Anthony, thank you for the clarification!

Having said that (JHServer is specific to Map Reduce jobs run on YARN) where other type of jobs will be shown?

(You said tha Spark has its own JHS...)

BTW: Besides M/R and Spark jobs what other types of jobs can we launch via YARN?

 

How jobs are moved from /tmp/logs/<user-id>/logs fodler to /user/history/done & /user/history/done_intermediate ones?

Or they are created simultaneously?

 

Thank you for your assistance, it is much appreciated!

 

avatar
Expert Contributor

Hi TS,

 

Responses inline below:

 

> Having said that the JobHistory Server is specific to Map Reduce jobs run on YARN, where other type of jobs will be shown?

That will depend on what kind of application is being submitted to the YARN framework.  

 

We know that if a MR2 job is submitted, the job details will be available while the job is running within the Resource Manager Web UI (as this is part of the YARN framework); When the job is completed, the job details will be available via the Job History Server.

 

If a Spark-on-YARN job was is submitted, the job details will still be availabile while the job is running within the Resource Manager Web UI, however when the job completes, the job details will then be available on the Spark History Server, which is a separate role/service that is configured when Spark-on-YARN if setup as a service in Cloudera Manager (or when configuring it in CDH, per our installation guide).

 

> Besides MR and Spark jobs, what other types of jobs can we launch via YARN?

MR and Spark jobs are what is currently supported, however this may change in the future, as the need arises.  YARN is application agnostic and is intentionally designed to allow developers to create applications to run on its distributed framework.

 

Additonal details regarding YARN applications are available here, from this link.

 

 

> Are jobs moved from /tmp/logs/<user-id>/logs folder to /user/history/done & /user/history/done_intermediate ones?
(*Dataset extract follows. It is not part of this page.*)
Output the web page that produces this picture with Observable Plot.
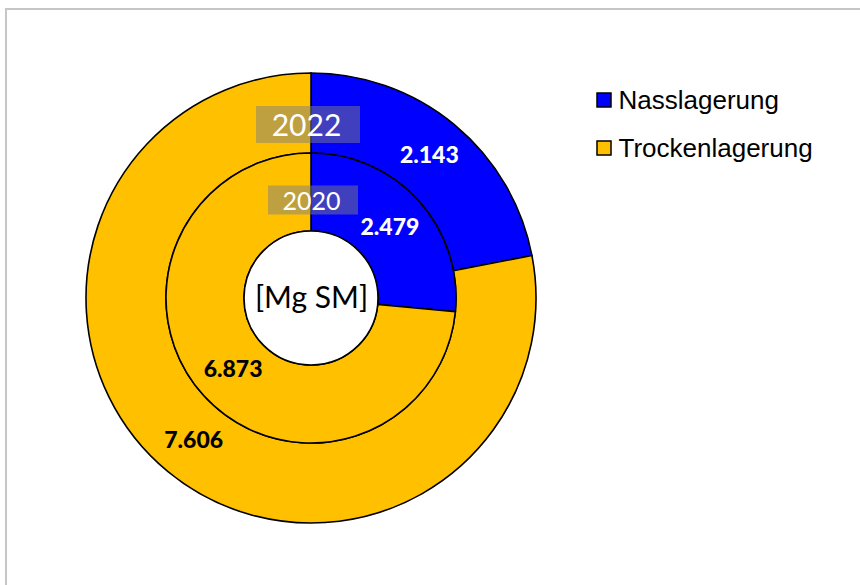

> Are they created simultaneously?

To best clarify the answer, listed below is a brief overview of the order of operations of a MR job in YARN:

1) MR job submitted to RM from client

2) Application folder is created in /tmp/logs/<user-id>/logs/application_xxxxxxxxxxxx_xxxx

3) MR job runs in YARN on the cluster

4) MR job completes, counters from job are reported on job client that submitted job

5) Counter information (.jhist file) and job_conf.xml files are written to /user/history/done_intermediate/<user>/job_xxxxxxxxxx_xxxx*

6) .jist file and job_conf.xml are then moved from /user/history/done_intermediate/<user>/ to /user/history/done

7) Container logs from each Node Manager is aggregated into /tmp/logs/<user-id>/logs/application_xxxxxxxxxxxx_xxxx

 

 

Hope ths helps!

 

 

avatar
Contributor
Thank you for the clarification!

avatar
Expert Contributor
if this get fail because of permission issue
Counter information (.jhist file) and job_conf.xml files are written to /user/history/do ne_intermediate/<user>/job_xxxxxxxxxx_xxxx*

can we create .jhist and .xml file again ?

avatar
Expert Contributor

Hi MSharma,

 

Would you be able to provide additional context regarding the failure / permission issue that you're experiencing?

 

If there's a specific error message or symptom that is occurring could you provide more details as to what is happening?

 

 

 

avatar
Expert Contributor

this is resolved now , there was a permission issue .after setting the right permission issue resolved 

avatar
Expert Contributor

Thanks for the update MSharma, glad to hear that you were able to resolve the issue!